«Lizer»: Archivo personal
Aguanta Lizer, el apacible poni, la prolongada sesión de cepillado a que lo somete Jenabou, animado por los puñados de zanahorias troceadas que la niña le acerca al hocico de vez en cuando. “Bien guapo has quedado, monín. Quietecito ahora, que te voy a leer una historia”, le dice, y cabecea el pequeño équido, como si la comprendiera, ante el libro de Ana Griott que la niña acerca hasta sus ojos, casi ocultos por el tupé de brillantes y largas crines.
Juaquín de [Casa] Foncillas compró el poni a unos feriantes que se lo ofrecieron a muy buen precio. En la documentación que le entregaron le calculaban a Melaza —que así se llamaba entonces— unos once años y óptimas condiciones de salud certificadas por un veterinario colegiado, aspecto este último que resultó no ser cierto porque, como sospechaba Juaquín y se comprobó días después mediante una ecografía, el animal sufría una fuerte tendinitis, nunca tratada, en las cuatro extremidades, amén de importantes insuficiencias vitamínicas.
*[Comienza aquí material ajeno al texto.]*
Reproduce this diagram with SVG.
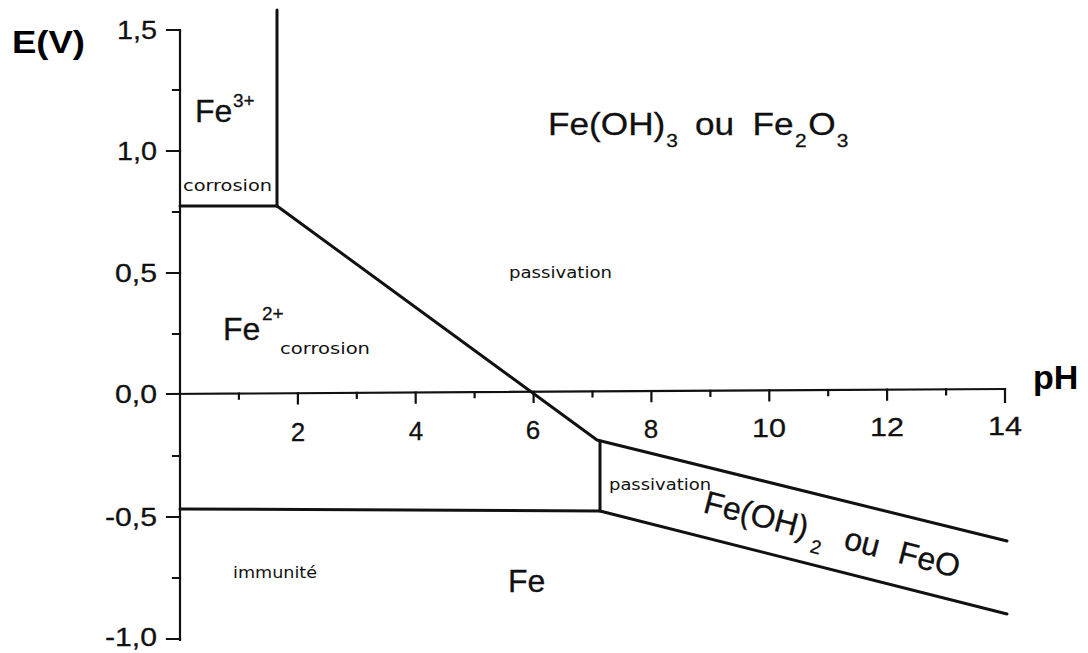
<svg xmlns="http://www.w3.org/2000/svg" width="1088" height="653" viewBox="0 0 1088 653">
<style>
.ax{stroke:#111;stroke-width:2.2;fill:none;stroke-linecap:square}
.bd{stroke:#111;stroke-width:3;fill:none;stroke-linejoin:round;stroke-linecap:round}
.num{font-family:"Liberation Sans",Arial,sans-serif;font-size:26px;fill:#111;stroke:#111;stroke-width:0.3}
.big{font-family:"Liberation Sans",Arial,sans-serif;font-size:32px;fill:#111;stroke:#111;stroke-width:0.3}
.sup{font-size:19px}
.sm{font-family:"DejaVu Sans",Verdana,sans-serif;font-size:16px;fill:#111}
.bold{font-family:"Liberation Sans",Arial,sans-serif;font-weight:bold;fill:#000}
</style>
<rect width="1088" height="653" fill="#fff"/>
<g id="axes">
  <line class="ax" x1="180" y1="30" x2="180" y2="640"/>
  <line class="ax" x1="167" y1="394" x2="1005" y2="389"/>
  <path class="ax" d="M167 30H180M167 151H180M167 273H180M167 517H180M167 639H180M173 90H180M173 212H180M173 334H180M173 456H180M173 578H180"/>
  <path class="ax" d="M238.9 393.6v5M297.9 393.3v10M356.8 392.9v5M415.7 392.6v10M474.6 392.2v5M533.6 391.9v10M592.5 391.5v5M651.4 391.1v10M710.4 390.8v5M769.3 390.4v10M828.2 390.1v5M887.1 389.7v10M946.1 389.4v5M1005 389v13"/>
  <g class="num" text-anchor="end">
    <text x="157" y="39" textLength="40" lengthAdjust="spacingAndGlyphs">1,5</text>
    <text x="157" y="160" textLength="40" lengthAdjust="spacingAndGlyphs">1,0</text>
    <text x="157" y="282" textLength="42" lengthAdjust="spacingAndGlyphs">0,5</text>
    <text x="157" y="403" textLength="42" lengthAdjust="spacingAndGlyphs">0,0</text>
    <text x="157" y="526" textLength="52" lengthAdjust="spacingAndGlyphs">-0,5</text>
    <text x="157" y="646" textLength="52" lengthAdjust="spacingAndGlyphs">-1,0</text>
  </g>
  <g class="num" text-anchor="middle">
    <text x="298" y="441">2</text>
    <text x="416" y="440">4</text>
    <text x="533" y="439">6</text>
    <text x="651" y="438">8</text>
    <text x="769" y="437" textLength="34" lengthAdjust="spacingAndGlyphs">10</text>
    <text x="887" y="436" textLength="34" lengthAdjust="spacingAndGlyphs">12</text>
    <text x="1005" y="435" textLength="34" lengthAdjust="spacingAndGlyphs">14</text>
  </g>
  <text class="bold" x="12" y="53" font-size="32" textLength="73" lengthAdjust="spacingAndGlyphs">E(V)</text>
  <text class="bold" x="1033" y="389" font-size="34">pH</text>
</g>
<g id="connectors">
  <line class="bd" x1="277" y1="10" x2="277" y2="206"/>
  <line class="bd" x1="180" y1="206" x2="277" y2="206"/>
  <polyline class="bd" points="277,206 597,440 1007,541"/>
  <line class="bd" x1="600" y1="441" x2="600" y2="511"/>
  <polyline class="bd" points="180,509 600,511 1007,614"/>
</g>
<g id="fe3">
  <text class="big" x="195" y="122" font-size="31">Fe<tspan class="sup" x="233" y="107">3+</tspan></text>
  <text class="sm" x="183" y="191" textLength="89" lengthAdjust="spacingAndGlyphs">corrosion</text>
</g>
<g id="feoh3">
  <text class="big" transform="translate(548,135) scale(1.1,1)">Fe(OH)<tspan class="sup" x="107.5" y="12">3</tspan><tspan x="133.6" y="0">ou</tspan><tspan x="186" y="0">Fe</tspan><tspan class="sup" x="224.5" y="12">2</tspan><tspan x="236.5" y="0">O</tspan><tspan class="sup" x="262.5" y="12">3</tspan></text>
  <text class="sm" x="509" y="278" textLength="103" lengthAdjust="spacingAndGlyphs">passivation</text>
</g>
<g id="fe2">
  <text class="big" x="223" y="340">Fe<tspan class="sup" x="262" y="320">2+</tspan></text>
  <text class="sm" x="280" y="354" textLength="90" lengthAdjust="spacingAndGlyphs">corrosion</text>
</g>
<g id="feoh2">
  <text class="sm" x="609" y="490" textLength="102" lengthAdjust="spacingAndGlyphs">passivation</text>
  <text class="big" font-size="34" transform="translate(702,512) rotate(14.5)">Fe(OH)<tspan class="sup" x="113.5" y="12">2</tspan><tspan x="145" y="0">ou</tspan><tspan x="201" y="0">FeO</tspan></text>
</g>
<g id="fe">
  <text class="sm" x="233" y="578" textLength="84" lengthAdjust="spacingAndGlyphs">immunité</text>
  <text class="big" x="508" y="592" font-size="33">Fe</text>
</g>
</svg>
Al abuelo Foncillas, el padre de Juaquín, no le gustó el poni, no por el dispendio ni el estado del animal, sino por lo inapropiado de mantener con la yeguada de monte a un equino que, por muy vistoso que fuera, no aportaba nada, según sus palabras, al negocio de la cría caballar. Así que Melaza, renombrado Lizer, se quedó en los establos como un exótico ejemplar al que los contratantes de excursiones por la montaña acariciaban pero que nadie, ni siquiera los niños, podía montar, prohibición de la que quedó exenta, años después, la hija de la veterinaria —la pequeña Jenabou—, nacida el mismo año de la llegada del poni al Barrio, y que goza de la prerrogativa de pasear sobre Lizer, que tiene ya veinte años, por las inmediaciones de los establos de la yeguada.
Discurre la mañana soleada; dormitan los mastines junto al vallado y pastan las yeguas, indolentes, en los islotes de hierba del prado que linda con la acequia; susurra la niña historias de erizos y leones y mece ligeramente la brisa las suaves guedejas de Lizer, inmóvil bajo la encina.
Bonita historia. Lizer y Jenabou: un solo corazón.
Abrazos Una mirada!
Los corazones laten al unísono porque, indudablemente, hay una sintonía fenomenal entre el caballo y la niña.
Más abrazos.
Yo quiero ser Lizer para que me cepillen el pelo y me cuenten historias. Buena tarde.
Te aseguro que llevarías una vida tranquila y gozosa, aunque puede que acabaras agotada de tanto mimo.
A disfrutar.
Bonita historia! 💙
Animal y criatura humana siempre forman un buen tándem.
Que tierno el caballito… Seguro que disfruta con el cepillado como si fueran caricias de la niña.
Ambos disfrutan; y las personas adultas que observan la escena, también.
Leyendo esta historia y en ocasiones cuando veo los caballos de Sarvisé (Huesca), sueltos sin silla ni cabezada, siento una enorme añoranza de mi época en Bailo con las yeguas y sus recríos, normalmente machos o mulas, que me atendían a una simple llamada, ya que siempre les tenía preparadas unos manojos de la hierba que a ellas más les gustaba.
No son sabios ni nada, los animales domésticos… Enseguida se adaptan a la persona que conoce sus necesidades y les brinda cuidados.
Qué tierno!!. Una historia muy bonita.
Solo leyéndolo una puede ver a la pequeña cepillando al poni y cómo le habla mientras le pone el libro delante para contarle. Y cómo el padre y el abuelo son testigos de la escena.
Me has puesto una sonrisa en la cara. Que dure, como mínimo una vida entera, momentos como ése.
Un abrazo, Una mirada…
Los dos señores no son el padre y el abuelo de la niña, sino dos personas que la aprecian mucho.
Y sí, son instantes que ponen color y esencia a los días.
Otro abrazo.
El nombre le va que ni pintado. No to es negocio, a veces hay que darse un capricho y un animal de compañía siempre es agradecido. Puede que no aporte dinero, pero nos da otras cosas igual de importantes.
Así es; y no dudes que el señor Foncillas ha acabado por admitir que ese poni del que renegaba le proporciona muchas satisfacciones.